> _Exercise goal_: Below is a listing to transcribe in full and exactly; keep the pictures out.

> _Data lines_:

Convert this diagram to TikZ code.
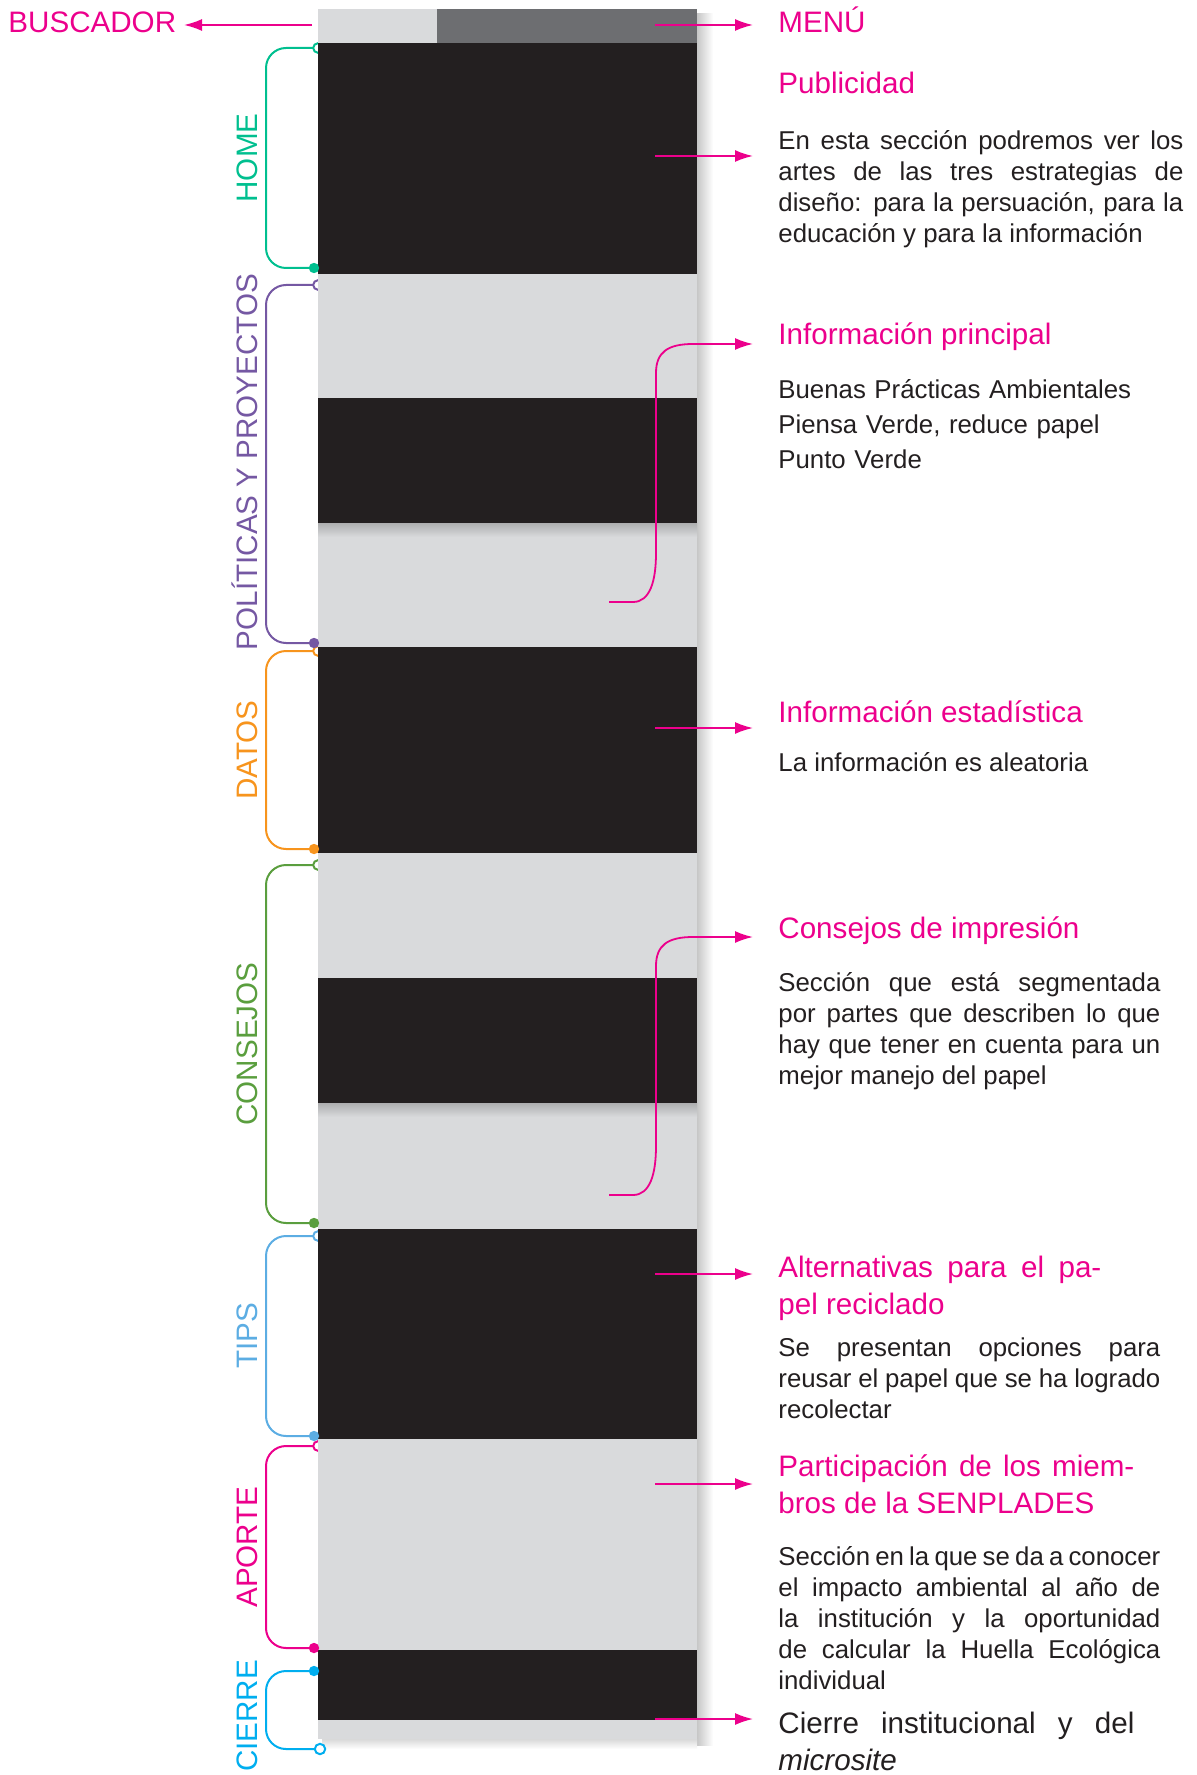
\documentclass[tikz,border=0pt]{standalone}
\usepackage{fontspec}
\setmainfont{Liberation Sans}
\usepackage{tikz}
\usetikzlibrary{arrows.meta, positioning, calc}
\definecolor{senmag}{HTML}{EC008C}
\definecolor{senink}{HTML}{231F20}
\definecolor{senpale}{HTML}{D9DADC}
\definecolor{senmenu}{HTML}{6D6E71}
\definecolor{homegreen}{HTML}{00BF8F}
\definecolor{polpurple}{HTML}{7558A3}
\definecolor{datorange}{HTML}{F7941D}
\definecolor{consgreen}{HTML}{5A9E3E}
\definecolor{tipsblue}{HTML}{5CADE3}
\definecolor{cierrecyan}{HTML}{00AEEF}
\newcommand{\hdfont}{\fontsize{14.8}{18.5}\selectfont}
\newcommand{\txfont}{\fontsize{12.9}{15.5}\selectfont\spaceskip=0.278em plus 0.2em minus 0.12em\relax}
\newcommand{\brklist}{48/268/homegreen/158/HOME, 285/643/polpurple/462/POLÍTICAS Y PROYECTOS, 651/849/datorange/750/DATOS, 865/1223/consgreen/1044/CONSEJOS, 1236/1436/tipsblue/1336/TIPS, 1446/1648/senmag/1547/APORTE}

\begin{document}
\begin{tikzpicture}[x=0.5pt, y=-0.5pt,
    bracket/.style={draw=#1, line width=1pt, rounded corners=10pt},
    tag/.style={rotate=90, anchor=base, inner sep=0pt, font=\hdfont, text=#1},
    head/.style={anchor=base west, inner sep=0pt, font=\hdfont, text=senmag},
    body/.style={anchor=base west, inner sep=0pt, font=\txfont, text=senink,
                 text width=#1, align=justify},
    body/.default=191pt,
    link/.style={senmag, line width=0.9pt, -{Latex[length=9pt, width=6pt]}},
]
    \useasboundingbox (0,0) rectangle (1196,1775);

    % brackets (behind the column)
    \foreach \ytop/\ybot/\clr/\ylab/\lbl in \brklist {
        \draw[bracket=\clr] (318,\ytop) -- (266,\ytop) -- (266,\ybot) -- (314,\ybot);
        \draw[\clr, line width=1pt, fill=white] (318,\ytop) circle (2.4pt);
    }
    \draw[bracket=cierrecyan] (314,1671) -- (266,1671) -- (266,1749) -- (316,1749);

    % column
    \shade[left color=black!22, right color=white] (697,14) rectangle (713,1745);
    \shade[top color=black!15, bottom color=white] (322,1739) rectangle (697,1749);
    \fill[senpale] (318,9) rectangle (697,1739);
    \fill[senmenu] (437,9) rectangle (697,43);
    \foreach \ya/\yb in {43/274, 398/523, 647/853, 978/1103, 1229/1439, 1650/1720}
        \fill[senink] (318,\ya) rectangle (697,\yb);
    \foreach \ya in {523, 1103}
        \shade[top color=senpale!80!black, bottom color=senpale] (318,\ya) rectangle (697,\ya+14);

    % dots and section labels
    \foreach \ytop/\ybot/\clr/\ylab/\lbl in \brklist {
        \fill[\clr] (314,\ybot) circle (2.6pt);
        \node[tag=\clr] (sec\ytop) at (257,\ylab) {\lbl};
    }
    \fill[cierrecyan] (314,1671) circle (2.6pt);
    \draw[cierrecyan, line width=1pt, fill=white] (320,1749) circle (2.6pt);
    \node[tag=cierrecyan] (sec1671) at (257,1716) {CIERRE};

    % texts
    \node[head] (buscador) at (8,33) {BUSCADOR};
    \node[head] (menu) at (778,33) {MENÚ};
    \node[head] (pub) at (778,94) {Publicidad};
    \node[body=202.5pt] (pubtx) at (778,150) {En esta sección podremos ver los\linebreak
        artes de las tres estrategias de\linebreak diseño: para la persuación, para la\linebreak
        educación y para la información};
    \node[head] (prin) at (778,345) {Información principal};
    \node[anchor=base west, inner sep=0pt, font=\fontsize{12.9}{17.5}\selectfont, text=senink,
          text width=191pt, align=left] (printx) at (778,399)
        {Buenas Prácticas Ambientales\\Piensa Verde, reduce papel\\Punto Verde};
    \node[head] (est) at (778,722) {Información estadística};
    \node[body] (esttx) at (778,771) {La información es aleatoria};
    \node[head] (cons) at (778,938) {Consejos de impresión};
    \node[body] (constx) at (778,991) {Sección que está segmentada\linebreak
        por partes que describen lo que\linebreak hay que tener en cuenta para un\linebreak
        mejor manejo del papel};
    \node[head, text width=161.5pt, align=justify] (alt) at (778,1277)
        {Alternativas para el pa-\linebreak pel reciclado};
    \node[body] (alttx) at (778,1356) {Se presentan opciones para\linebreak
        reusar el papel que se ha logrado\linebreak recolectar};
    \node[head, text width=178pt, align=justify] (part) at (778,1476)
        {Participación de los miem-\linebreak bros de la SENPLADES};
    \node[body] (parttx) at (778,1565) {Sección en la que se da a conocer\linebreak
        el impacto ambiental al año de\linebreak la institución y la oportunidad\linebreak
        de calcular la Huella Ecológica\linebreak individual};
    \node[head, text=senink, text width=178pt, align=justify] (cier) at (778,1733)
        {Cierre institucional y del\linebreak \textit{microsite}};

    % arrows
    \coordinate (buscador-s) at (312,25);
    \coordinate (buscador-e) at (184,25);
    \draw[link] (buscador-s) -- (buscador-e);
    \foreach \nm/\yy in {menu/25, pub/156, est/728, alt/1274, part/1484, cier/1719} {
        \coordinate (\nm-s) at (655,\yy);
        \coordinate (\nm-e) at (753,\yy);
        \draw[link] (\nm-s) -- (\nm-e);
    }
    \foreach \nm/\dy in {prin/0, cons/593} {
        \coordinate (\nm-s) at (609,602+\dy);
        \coordinate (\nm-e) at (753,344+\dy);
        \draw[link] (\nm-s) -- (633,602+\dy) .. controls (650,602+\dy) and (656,581+\dy) .. (656,553+\dy)
            -- (656,373+\dy) .. controls (656,352+\dy) and (668,344+\dy) .. (693,344+\dy) -- (\nm-e);
    }
\end{tikzpicture}
\end{document}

> _Correct result_:
Convert this diagram to TikZ code.
\documentclass[tikz,border=0pt]{standalone}
\usepackage{fontspec}
\setmainfont{Liberation Sans}
\usepackage{tikz}
\usetikzlibrary{arrows.meta, positioning, calc}
\definecolor{senmag}{HTML}{EC008C}
\definecolor{senink}{HTML}{231F20}
\definecolor{senpale}{HTML}{D9DADC}
\definecolor{senmenu}{HTML}{6D6E71}
\definecolor{homegreen}{HTML}{00BF8F}
\definecolor{polpurple}{HTML}{7558A3}
\definecolor{datorange}{HTML}{F7941D}
\definecolor{consgreen}{HTML}{5A9E3E}
\definecolor{tipsblue}{HTML}{5CADE3}
\definecolor{cierrecyan}{HTML}{00AEEF}
\newcommand{\hdfont}{\fontsize{14.8}{18.5}\selectfont}
\newcommand{\txfont}{\fontsize{12.9}{15.5}\selectfont\spaceskip=0.278em plus 0.2em minus 0.12em\relax}
\newcommand{\brklist}{48/268/homegreen/158/HOME, 285/643/polpurple/462/POLÍTICAS Y PROYECTOS, 651/849/datorange/750/DATOS, 865/1223/consgreen/1044/CONSEJOS, 1236/1436/tipsblue/1336/TIPS, 1446/1648/senmag/1547/APORTE}

\begin{document}
\begin{tikzpicture}[x=0.5pt, y=-0.5pt,
    bracket/.style={draw=#1, line width=1pt, rounded corners=10pt},
    tag/.style={rotate=90, anchor=base, inner sep=0pt, font=\hdfont, text=#1},
    head/.style={anchor=base west, inner sep=0pt, font=\hdfont, text=senmag},
    body/.style={anchor=base west, inner sep=0pt, font=\txfont, text=senink,
                 text width=#1, align=justify},
    body/.default=191pt,
    link/.style={senmag, line width=0.9pt, -{Latex[length=9pt, width=6pt]}},
]
    \useasboundingbox (0,0) rectangle (1196,1775);

    % brackets (behind the column)
    \foreach \ytop/\ybot/\clr/\ylab/\lbl in \brklist {
        \draw[bracket=\clr] (318,\ytop) -- (266,\ytop) -- (266,\ybot) -- (314,\ybot);
        \draw[\clr, line width=1pt, fill=white] (318,\ytop) circle (2.4pt);
    }
    \draw[bracket=cierrecyan] (314,1671) -- (266,1671) -- (266,1749) -- (316,1749);

    % column
    \shade[left color=black!22, right color=white] (697,14) rectangle (713,1745);
    \shade[top color=black!15, bottom color=white] (322,1739) rectangle (697,1749);
    \fill[senpale] (318,9) rectangle (697,1739);
    \fill[senmenu] (437,9) rectangle (697,43);
    \foreach \ya/\yb in {43/274, 398/523, 647/853, 978/1103, 1229/1439, 1650/1720}
        \fill[senink] (318,\ya) rectangle (697,\yb);
    \foreach \ya in {523, 1103}
        \shade[top color=senpale!80!black, bottom color=senpale] (318,\ya) rectangle (697,\ya+14);

    % dots and section labels
    \foreach \ytop/\ybot/\clr/\ylab/\lbl in \brklist {
        \fill[\clr] (314,\ybot) circle (2.6pt);
        \node[tag=\clr] (sec\ytop) at (257,\ylab) {\lbl};
    }
    \fill[cierrecyan] (314,1671) circle (2.6pt);
    \draw[cierrecyan, line width=1pt, fill=white] (320,1749) circle (2.6pt);
    \node[tag=cierrecyan] (sec1671) at (257,1716) {CIERRE};

    % texts
    \node[head] (buscador) at (8,33) {BUSCADOR};
    \node[head] (menu) at (778,33) {MENÚ};
    \node[head] (pub) at (778,94) {Publicidad};
    \node[body=202.5pt] (pubtx) at (778,150) {En esta sección podremos ver los\linebreak
        artes de las tres estrategias de\linebreak diseño: para la persuación, para la\linebreak
        educación y para la información};
    \node[head] (prin) at (778,345) {Información principal};
    \node[anchor=base west, inner sep=0pt, font=\fontsize{12.9}{17.5}\selectfont, text=senink,
          text width=191pt, align=left] (printx) at (778,399)
        {Buenas Prácticas Ambientales\\Piensa Verde, reduce papel\\Punto Verde};
    \node[head] (est) at (778,722) {Información estadística};
    \node[body] (esttx) at (778,771) {La información es aleatoria};
    \node[head] (cons) at (778,938) {Consejos de impresión};
    \node[body] (constx) at (778,991) {Sección que está segmentada\linebreak
        por partes que describen lo que\linebreak hay que tener en cuenta para un\linebreak
        mejor manejo del papel};
    \node[head, text width=161.5pt, align=justify] (alt) at (778,1277)
        {Alternativas para el pa-\linebreak pel reciclado};
    \node[body] (alttx) at (778,1356) {Se presentan opciones para\linebreak
        reusar el papel que se ha logrado\linebreak recolectar};
    \node[head, text width=178pt, align=justify] (part) at (778,1476)
        {Participación de los miem-\linebreak bros de la SENPLADES};
    \node[body] (parttx) at (778,1565) {Sección en la que se da a conocer\linebreak
        el impacto ambiental al año de\linebreak la institución y la oportunidad\linebreak
        de calcular la Huella Ecológica\linebreak individual};
    \node[head, text=senink, text width=178pt, align=justify] (cier) at (778,1733)
        {Cierre institucional y del\linebreak \textit{microsite}};

    % arrows
    \coordinate (buscador-s) at (312,25);
    \coordinate (buscador-e) at (184,25);
    \draw[link] (buscador-s) -- (buscador-e);
    \foreach \nm/\yy in {menu/25, pub/156, est/728, alt/1274, part/1484, cier/1719} {
        \coordinate (\nm-s) at (655,\yy);
        \coordinate (\nm-e) at (753,\yy);
        \draw[link] (\nm-s) -- (\nm-e);
    }
    \foreach \nm/\dy in {prin/0, cons/593} {
        \coordinate (\nm-s) at (609,602+\dy);
        \coordinate (\nm-e) at (753,344+\dy);
        \draw[link] (\nm-s) -- (633,602+\dy) .. controls (650,602+\dy) and (656,581+\dy) .. (656,553+\dy)
            -- (656,373+\dy) .. controls (656,352+\dy) and (668,344+\dy) .. (693,344+\dy) -- (\nm-e);
    }
\end{tikzpicture}
\end{document}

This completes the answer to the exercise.